# [WORK INSTRUCTIONS]
Return, without pictures, the lines from the start of the data through the one that contains "curve_ys = [c10_y, c5_y, c0_y, cm5_y, cm10_y, cm15_y]".

— START —

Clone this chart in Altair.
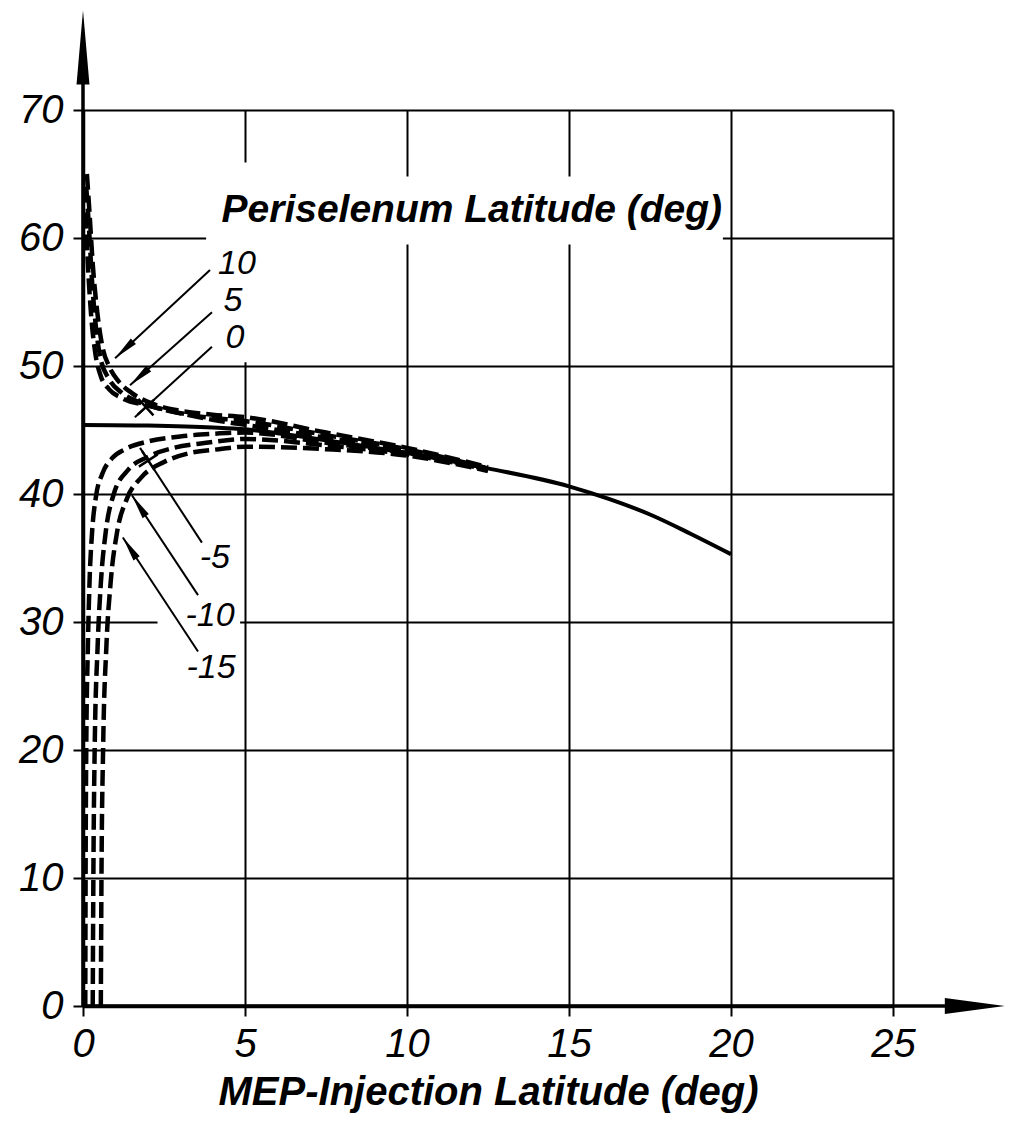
import math
import altair as alt
import pandas as pd

# ---------------- data ----------------
X_TICKS = [0, 5, 10, 15, 20, 25]
Y_TICKS = [0, 10, 20, 30, 40, 50, 60, 70]
X_TITLE = "MEP-Injection Latitude (deg)"
FAMILY_TITLE = "Periselenum Latitude (deg)"

# common (solid) curve
main_x = [0.0, 2.0, 4.0, 5.0, 6.0, 7.5, 10.0, 12.5, 15.0, 16.25, 17.5, 18.75, 20.0]
main_y = [45.4, 45.35, 45.2, 45.05, 44.75, 44.2, 43.2, 42.0, 40.6, 39.6, 38.4, 36.9, 35.3]

# dashed curves, one per periselenum latitude
c10_x = [0.12, 0.2, 0.3, 0.45, 0.6, 0.8, 1.1, 1.5, 2.2, 3.0, 4.0, 5.0, 7.5, 10.0, 12.5]
c10_y = [65.0, 62.0, 58.0, 54.0, 51.5, 50.0, 48.8, 47.9, 47.0, 46.5, 46.2, 46.0, 44.8, 43.6, 42.1]
c5_x = [0.1, 0.18, 0.27, 0.4, 0.55, 0.8, 1.2, 1.7, 2.5, 3.5, 5.0, 7.5, 10.0, 12.5]
c5_y = [64.0, 61.0, 57.0, 53.0, 50.5, 49.0, 47.9, 47.2, 46.6, 46.1, 45.7, 44.6, 43.5, 42.0]
c0_x = [0.08, 0.15, 0.25, 0.38, 0.55, 0.8, 1.2, 2.0, 3.0, 4.0, 5.0, 7.5, 10.0, 12.5]
c0_y = [62.0, 58.0, 54.0, 51.0, 49.2, 48.2, 47.5, 46.9, 46.3, 45.8, 45.4, 44.4, 43.4, 42.0]
cm5_x = [0.07, 0.08, 0.1, 0.15, 0.2, 0.28, 0.4, 0.6, 0.9, 1.3, 2.0, 3.0, 4.0, 5.0, 7.5, 10.0, 12.5]
cm5_y = [0.0, 10.0, 20.0, 28.0, 33.0, 37.0, 39.8, 41.6, 42.8, 43.5, 44.1, 44.5, 44.7, 44.8, 44.0, 43.2, 41.9]
cm10_x = [0.3, 0.32, 0.36, 0.45, 0.55, 0.7, 0.95, 1.4, 2.0, 2.8, 3.8, 5.0, 7.5, 10.0, 12.5]
cm10_y = [0.0, 10.0, 20.0, 28.0, 33.0, 37.0, 40.0, 41.9, 42.9, 43.6, 44.0, 44.3, 43.8, 43.1, 41.9]
cm15_x = [0.55, 0.57, 0.62, 0.72, 0.85, 1.05, 1.35, 1.8, 2.5, 3.3, 4.2, 5.0, 7.5, 10.0, 12.5]
cm15_y = [0.0, 10.0, 20.0, 28.0, 33.0, 37.0, 39.6, 41.3, 42.5, 43.2, 43.5, 43.7, 43.5, 43.0, 41.8]

curve_names = ["10", "5", "0", "-5", "-10", "-15"]
curve_xs = [c10_x, c5_x, c0_x, cm5_x, cm10_x, cm15_x]
curve_ys = [c10_y, c5_y, c0_y, cm5_y, cm10_y, cm15_y]

# curve labels and their leader arrows
label_text = ["10", "5", "0", "-5", "-10", "-15"]
label_x = [4.75, 4.63, 4.69, 4.07, 3.92, 3.95]
label_y = [58.0, 55.1, 52.2, 35.0, 30.5, 26.4]
arrow_x0 = [3.92, 3.98, 3.98, 3.67, 3.55, 3.55]
arrow_y0 = [57.5, 54.2, 51.5, 36.2, 32.1, 27.7]
arrow_x1 = [0.99, 1.45, 1.6, 1.76, 1.51, 1.23]
arrow_y1 = [50.6, 48.5, 46.0, 43.6, 39.9, 36.6]
arrow_head = ["wedge", "wedge", "cross", "cross", "wedge", "wedge"]

family_title_x = 12.0
family_title_y = 62.2

# white breaks in the grid behind lettering
mask_x0 = [3.8, 4.8, 2.3]
mask_x1 = [19.75, 5.2, 4.85]
mask_y0 = [59.5, 50.3, 29.5]
mask_y1 = [64.8, 65.9, 30.5]

# axis arrow extents
x_axis_end = 26.7
x_arrow_tip = 28.45
x_arrow_half = 0.62
y_axis_end = 72.1
y_arrow_tip = 77.8
y_arrow_half = 0.2

# ---------------- geometry helpers ----------------
W, H = 810, 896
PX_X = W / 25.0
PX_Y = H / 70.0
FONT = "Liberation Sans"

xscale = alt.Scale(domain=[0, 25], nice=False, zero=False)
yscale = alt.Scale(domain=[0, 70], nice=False, zero=False)

xaxis = alt.Axis(values=X_TICKS, title=X_TITLE, grid=True, gridColor="black", gridWidth=2,
                 gridOpacity=1, domainColor="black", domainWidth=3.5, tickColor="black",
                 tickWidth=2, tickSize=10, labelFont=FONT, labelFontStyle="italic",
                 labelFontSize=40, labelColor="black", labelPadding=8, labelFlush=False,
                 titleFont=FONT, titleFontStyle="italic", titleFontWeight="bold",
                 titleFontSize=40, titleColor="black", titlePadding=8)
yaxis = alt.Axis(values=Y_TICKS, title=None, grid=True, gridColor="black", gridWidth=2,
                 gridOpacity=1, domainColor="black", domainWidth=3.5, tickColor="black",
                 tickWidth=2, tickSize=10, labelFont=FONT, labelFontStyle="italic",
                 labelFontSize=40, labelColor="black", labelPadding=10, labelFlush=False)


def X(f):
    return alt.X(f, type="quantitative", scale=xscale, axis=xaxis)


def Y(f):
    return alt.Y(f, type="quantitative", scale=yscale, axis=yaxis)


# ---------------- tables ----------------
rows = []
for name, xs, ys in zip(curve_names, curve_xs, curve_ys):
    for i, (a, b) in enumerate(zip(xs, ys)):
        rows.append({"curve": name, "x": a, "y": b, "o": i})
curves_df = pd.DataFrame(rows)
main_df = pd.DataFrame({"x": main_x, "y": main_y, "o": list(range(len(main_x)))})

masks_df = pd.DataFrame({"x": mask_x0, "x2": mask_x1, "y": mask_y0, "y2": mask_y1})

arrows_df = pd.DataFrame({"x": arrow_x0, "y": arrow_y0, "x2": arrow_x1, "y2": arrow_y1})

heads = []
for x0, y0, x1, y1, kind in zip(arrow_x0, arrow_y0, arrow_x1, arrow_y1, arrow_head):
    dx = (x1 - x0) * PX_X
    dy = -(y1 - y0) * PX_Y
    L = math.hypot(dx, dy)
    ux, uy = dx / L, dy / L
    back = 12.5 if kind == "wedge" else 15.0
    hx = x1 - ux * back / PX_X
    hy = y1 + uy * back / PX_Y
    ang = math.degrees(math.atan2(dx, -dy)) % 360
    heads.append({"x": hx, "y": hy, "angle": ang, "kind": kind})
heads_df = pd.DataFrame(heads)

labels_df = pd.DataFrame({"x": label_x, "y": label_y, "t": label_text})
title_df = pd.DataFrame({"x": [family_title_x], "y": [family_title_y], "t": [FAMILY_TITLE]})

xline_df = pd.DataFrame({"x": [0], "x2": [x_axis_end], "y": [0]})
yline_df = pd.DataFrame({"x": [0], "y": [0], "y2": [y_axis_end]})
xarrow_df = pd.DataFrame({"x": [x_axis_end - 0.1, x_arrow_tip],
                          "y": [-x_arrow_half, 0], "y2": [x_arrow_half, 0]})
yarrow_df = pd.DataFrame({"y": [y_axis_end - 0.1, y_arrow_tip],
                          "x": [-y_arrow_half, 0], "x2": [y_arrow_half, 0]})

# ---------------- layers ----------------
masks = alt.Chart(masks_df).mark_rect(color="white", strokeWidth=0).encode(
    x=X("x"), x2="x2", y=Y("y"), y2="y2")

dashed = alt.Chart(curves_df).mark_line(color="black", strokeWidth=4.5, strokeDash=[16, 6],
                                         strokeCap="butt", interpolate="monotone").encode(
    x=X("x"), y=Y("y"), detail="curve:N", order="o:Q")

solid = alt.Chart(main_df).mark_line(color="black", strokeWidth=4,
                                     interpolate="monotone").encode(
    x=X("x"), y=Y("y"), order="o:Q")

arrows = alt.Chart(arrows_df).mark_rule(color="black", strokeWidth=2).encode(
    x=X("x"), y=Y("y"), x2="x2", y2="y2")

wedges = alt.Chart(heads_df).transform_filter(alt.datum.kind == "wedge").mark_point(
    shape="M0,-1L0.3,1L-0.3,1Z", filled=True, color="black", opacity=1, size=625).encode(
    x=X("x"), y=Y("y"), angle=alt.Angle("angle:Q", scale=None))

crosses = alt.Chart(heads_df).transform_filter(alt.datum.kind == "cross").mark_point(
    shape="M0,-1L0,1M-1,0L1,0", filled=False, color="black", opacity=1, strokeWidth=2.5,
    size=500).encode(
    x=X("x"), y=Y("y"), angle=alt.Angle("angle:Q", scale=None))

labels = alt.Chart(labels_df).mark_text(font=FONT, fontStyle="italic", fontSize=34,
                                         color="black", align="center",
                                         baseline="middle").encode(
    x=X("x"), y=Y("y"), text="t:N")

ftitle = alt.Chart(title_df).mark_text(font=FONT, fontStyle="italic", fontWeight="bold",
                                        fontSize=39, color="black", align="center",
                                        baseline="middle").encode(
    x=X("x"), y=Y("y"), text="t:N")

xline = alt.Chart(xline_df).mark_rule(color="black", strokeWidth=3.5).encode(
    x=X("x"), x2="x2", y=Y("y"))
yline = alt.Chart(yline_df).mark_rule(color="black", strokeWidth=3.5).encode(
    x=X("x"), y=Y("y"), y2="y2")
xarrow = alt.Chart(xarrow_df).mark_area(color="black", opacity=1).encode(
    x=X("x"), y=Y("y"), y2="y2")
yarrow = alt.Chart(yarrow_df).mark_area(color="black", opacity=1, orient="horizontal").encode(
    y=Y("y"), x=X("x"), x2="x2")

chart = alt.layer(masks, dashed, solid, arrows, wedges, crosses, labels, ftitle,
                  xline, yline, xarrow, yarrow).properties(
    width=W, height=H,
    autosize=alt.AutoSizeParams(type="none"),
    padding={"left": 83, "top": 110, "right": 120, "bottom": 120},
    background="white",
).configure_view(stroke=None)

chart.save("out.html", embed_options={"renderer": "svg", "actions": False})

— END —

# [WRITTEN SOLUTION]
Clone this chart in Altair.
import math
import altair as alt
import pandas as pd

# ---------------- data ----------------
X_TICKS = [0, 5, 10, 15, 20, 25]
Y_TICKS = [0, 10, 20, 30, 40, 50, 60, 70]
X_TITLE = "MEP-Injection Latitude (deg)"
FAMILY_TITLE = "Periselenum Latitude (deg)"

# common (solid) curve
main_x = [0.0, 2.0, 4.0, 5.0, 6.0, 7.5, 10.0, 12.5, 15.0, 16.25, 17.5, 18.75, 20.0]
main_y = [45.4, 45.35, 45.2, 45.05, 44.75, 44.2, 43.2, 42.0, 40.6, 39.6, 38.4, 36.9, 35.3]

# dashed curves, one per periselenum latitude
c10_x = [0.12, 0.2, 0.3, 0.45, 0.6, 0.8, 1.1, 1.5, 2.2, 3.0, 4.0, 5.0, 7.5, 10.0, 12.5]
c10_y = [65.0, 62.0, 58.0, 54.0, 51.5, 50.0, 48.8, 47.9, 47.0, 46.5, 46.2, 46.0, 44.8, 43.6, 42.1]
c5_x = [0.1, 0.18, 0.27, 0.4, 0.55, 0.8, 1.2, 1.7, 2.5, 3.5, 5.0, 7.5, 10.0, 12.5]
c5_y = [64.0, 61.0, 57.0, 53.0, 50.5, 49.0, 47.9, 47.2, 46.6, 46.1, 45.7, 44.6, 43.5, 42.0]
c0_x = [0.08, 0.15, 0.25, 0.38, 0.55, 0.8, 1.2, 2.0, 3.0, 4.0, 5.0, 7.5, 10.0, 12.5]
c0_y = [62.0, 58.0, 54.0, 51.0, 49.2, 48.2, 47.5, 46.9, 46.3, 45.8, 45.4, 44.4, 43.4, 42.0]
cm5_x = [0.07, 0.08, 0.1, 0.15, 0.2, 0.28, 0.4, 0.6, 0.9, 1.3, 2.0, 3.0, 4.0, 5.0, 7.5, 10.0, 12.5]
cm5_y = [0.0, 10.0, 20.0, 28.0, 33.0, 37.0, 39.8, 41.6, 42.8, 43.5, 44.1, 44.5, 44.7, 44.8, 44.0, 43.2, 41.9]
cm10_x = [0.3, 0.32, 0.36, 0.45, 0.55, 0.7, 0.95, 1.4, 2.0, 2.8, 3.8, 5.0, 7.5, 10.0, 12.5]
cm10_y = [0.0, 10.0, 20.0, 28.0, 33.0, 37.0, 40.0, 41.9, 42.9, 43.6, 44.0, 44.3, 43.8, 43.1, 41.9]
cm15_x = [0.55, 0.57, 0.62, 0.72, 0.85, 1.05, 1.35, 1.8, 2.5, 3.3, 4.2, 5.0, 7.5, 10.0, 12.5]
cm15_y = [0.0, 10.0, 20.0, 28.0, 33.0, 37.0, 39.6, 41.3, 42.5, 43.2, 43.5, 43.7, 43.5, 43.0, 41.8]

curve_names = ["10", "5", "0", "-5", "-10", "-15"]
curve_xs = [c10_x, c5_x, c0_x, cm5_x, cm10_x, cm15_x]
curve_ys = [c10_y, c5_y, c0_y, cm5_y, cm10_y, cm15_y]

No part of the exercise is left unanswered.